CHAP. 7.—OF THE ECLIPSES OF THE MOON AND THE SUN.

For it is evident that the sun is hid by the intervention[1] of the moon, and the moon by the opposition[2] of the earth, and that these changes are mutual, the moon, by her interposition[3], taking the rays of the sun from the earth, and the earth from the moon. As she advances darkness is suddenly produced, and again the sun is obscured by her shade; for night is nothing more than the shade of the earth. The figure of this shade is like that of a pyramid or an inverted top[4]; and the moon enters it only near its point, and it does not exceed the height of the moon, for there is no other star which is obscured in the same manner, while a figure of this kind always terminates in a point.

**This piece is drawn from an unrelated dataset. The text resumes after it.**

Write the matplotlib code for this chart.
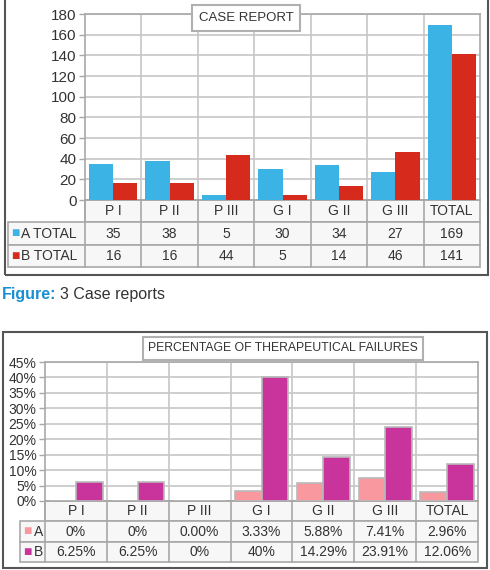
import numpy as np
import matplotlib.pyplot as plt
from matplotlib.patches import Rectangle
from matplotlib.transforms import blended_transform_factory
from matplotlib.ticker import FuncFormatter

plt.rcParams['font.family'] = ['Liberation Sans', 'DejaVu Sans']

# datos
categorias = ["P I", "P II", "P III", "G I", "G II", "G III", "TOTAL"]
a_total = [35, 38, 5, 30, 34, 27, 169]
b_total = [16, 16, 44, 5, 14, 46, 141]
pct_a = [0.0, 0.0, 0.0, 3.33, 5.88, 7.41, 2.96]
pct_b = [6.25, 6.25, 0.0, 40.0, 14.29, 23.91, 12.06]
pct_a_txt = ["0%", "0%", "0.00%", "3.33%", "5.88%", "7.41%", "2.96%"]
pct_b_txt = ["6.25%", "6.25%", "0%", "40%", "14.29%", "23.91%", "12.06%"]

W, H = 490, 570
fig = plt.figure(figsize=(W / 100, H / 100), dpi=100)

GRID = "#c6c6c6"
LINE = "#a8a8a8"
TXT = "#333333"


def fx(x):
    return x / W


def fy(y):
    return 1 - y / H


def marco(x0, y0, x1, y1):
    fig.patches.append(Rectangle((fx(x0), fy(y1)), fx(x1) - fx(x0), fy(y0) - fy(y1),
                                 transform=fig.transFigure, fill=False,
                                 edgecolor="#555555", lw=1.5))


def grafico(ax, va, vb, ta, tb, ca, cb, ymax, paso, etiq_a, etiq_b, izq, filas_h,
            tick_fs, tabla_fs, borde=None):
    x = np.arange(len(categorias))
    w = 0.43
    kw = dict(edgecolor=borde, linewidth=1.2) if borde else dict(linewidth=0)
    ax.bar(x - w / 2, va, w, color=ca, zorder=3, **kw)
    ax.bar(x + w / 2, vb, w, color=cb, zorder=3, **kw)
    ax.set_xlim(-0.5, len(categorias) - 0.5)
    ax.set_ylim(0, ymax)
    ax.set_yticks(np.arange(0, ymax + paso / 2, paso))
    ax.set_xticks([])
    ax.grid(axis="y", color=GRID, lw=1.2, zorder=0)
    for b in np.arange(0.5, len(categorias) - 0.5):
        ax.axvline(b, color=GRID, lw=1.2, zorder=1)
    for s in ax.spines.values():
        s.set_color(LINE)
        s.set_linewidth(1.2)
    ax.tick_params(axis="y", colors=TXT, labelsize=tick_fs, length=4, width=1, color=LINE, pad=2)

    # tabla bajo el eje
    tr = blended_transform_factory(ax.transData, ax.transAxes)
    n = len(categorias)
    y0 = 0
    filas = [(None, categorias, None), (etiq_a, ta, ca), (etiq_b, tb, cb)]
    for k, (lab, vals, col) in enumerate(filas):
        h = filas_h[k]
        ytop, ybot = y0, y0 - h
        xl = -0.5 if lab is None else izq
        ax.add_patch(Rectangle((xl, ybot), (n - 0.5) - xl, h, transform=tr, clip_on=False,
                               facecolor="#f7f7f7", edgecolor=LINE, lw=1.2, zorder=2))
        for b in np.arange(-0.5, n - 0.5):
            ax.plot([b, b], [ybot, ytop], transform=tr, clip_on=False, color=LINE, lw=1.2, zorder=3)
        for i, v in enumerate(vals):
            ax.text(i, (ytop + ybot) / 2, v, transform=tr, ha="center", va="center",
                    fontsize=tabla_fs, color=TXT, clip_on=False)
        if lab is not None:
            ax.text(izq + 0.05, (ytop + ybot) / 2, "\u25a0", transform=tr, ha="left", va="center",
                    fontsize=10, color=col, clip_on=False)
            ax.text(izq + 0.22, (ytop + ybot) / 2, lab, transform=tr, ha="left", va="center",
                    fontsize=tabla_fs, color=TXT, clip_on=False)
        y0 = ybot


# grafico superior
marco(5, -3, 488, 275)
ax1 = fig.add_axes([fx(85), fy(200), fx(480) - fx(85), fy(14) - fy(200)])
h1 = 186
grafico(ax1, a_total, b_total, [str(v) for v in a_total], [str(v) for v in b_total],
        "#3bb4e5", "#d52a1c", 180, 20, "A TOTAL", "B TOTAL",
        -1.86, [22 / h1, 23 / h1, 22 / h1], 11, 10)
fig.text(fx(246), fy(18), "CASE REPORT", ha="center", va="center", fontsize=9.5, color=TXT,
         bbox=dict(boxstyle="square,pad=0.5", facecolor="white", edgecolor="#b0b0b0", lw=1.5))

# pie de figura
fig.text(fx(2), fy(294), "Figure:", ha="left", va="center", fontsize=11.5, fontweight="bold",
         color="#1b8fd0")
fig.text(fx(60), fy(294), "3 Case reports", ha="left", va="center", fontsize=11.5, color="#333333")

# grafico inferior
marco(3, 332, 487, 568)
ax2 = fig.add_axes([fx(45), fy(501), fx(478) - fx(45), fy(362) - fy(501)])
h2 = 139
grafico(ax2, pct_a, pct_b, pct_a_txt, pct_b_txt, "#f9999f", "#c9349c", 45, 5, "A", "B",
        -0.9, [20 / h2, 21 / h2, 20 / h2], 10, 10, borde="#b9b9b9")
ax2.yaxis.set_major_formatter(FuncFormatter(lambda v, p: f"{v:.0f}%"))
fig.text(fx(283), fy(348), "PERCENTAGE OF THERAPEUTICAL FAILURES", ha="center", va="center",
         fontsize=8.8, color=TXT,
         bbox=dict(boxstyle="square,pad=0.45", facecolor="white", edgecolor="#b0b0b0", lw=1.5))

fig.savefig("out.png", dpi=100)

The flight of birds, when very lofty, shows that shadows do not extend beyond a certain distance; their limit appears to be the termination of the air and the commencement of the æther. Above the moon everything is pure and full of an eternal light. The stars are visible to us in the night, in the same way that other luminous bodies are seen in the dark. It is from these causes that the moon is eclipsed during the night[5]. The two kinds of eclipses are not, however, at the stated monthly periods, on account of the obliquity of the zodiac, and the irregularly wandering course of the moon, as stated above; besides that the motions of these stars do not always occur exactly at the same points[6].

1. The terms here employed are respectively interventus, objectio, and interpositus; it may be doubted whether the author intended to employ them in the precise sense which is indicated by their etymology.

2. The terms here employed are respectively interventus, objectio, and interpositus; it may be doubted whether the author intended to employ them in the precise sense which is indicated by their etymology.

3. The terms here employed are respectively interventus, objectio, and interpositus; it may be doubted whether the author intended to employ them in the precise sense which is indicated by their etymology.

4. "metæ et turbini inverso." The metæ were small pyramids placed at the two extremities of the spina, or central division of the circus: see Montfaucon, v. iii. p. 176; Adam, p. 341.

5. The eclipses of the moon are only visible when the spectator is so situated as to be able to observe the shadow of the earth, or is on that side of the earth which is turned from the sun.

6. "non semper in scrupulis partium congruente siderum motu." On the term scrupulus Hardouin remarks, "Scrupuli, nodi sunt, in quibus circuli, quos in suo cursu Sol et Luna efficiunt, se mutuo secant." Lemaire, ii. 251. Ptolemy, Magn. Const. vi. 6–11, gives a full and generally correct account of the principal phenomena of eclipses.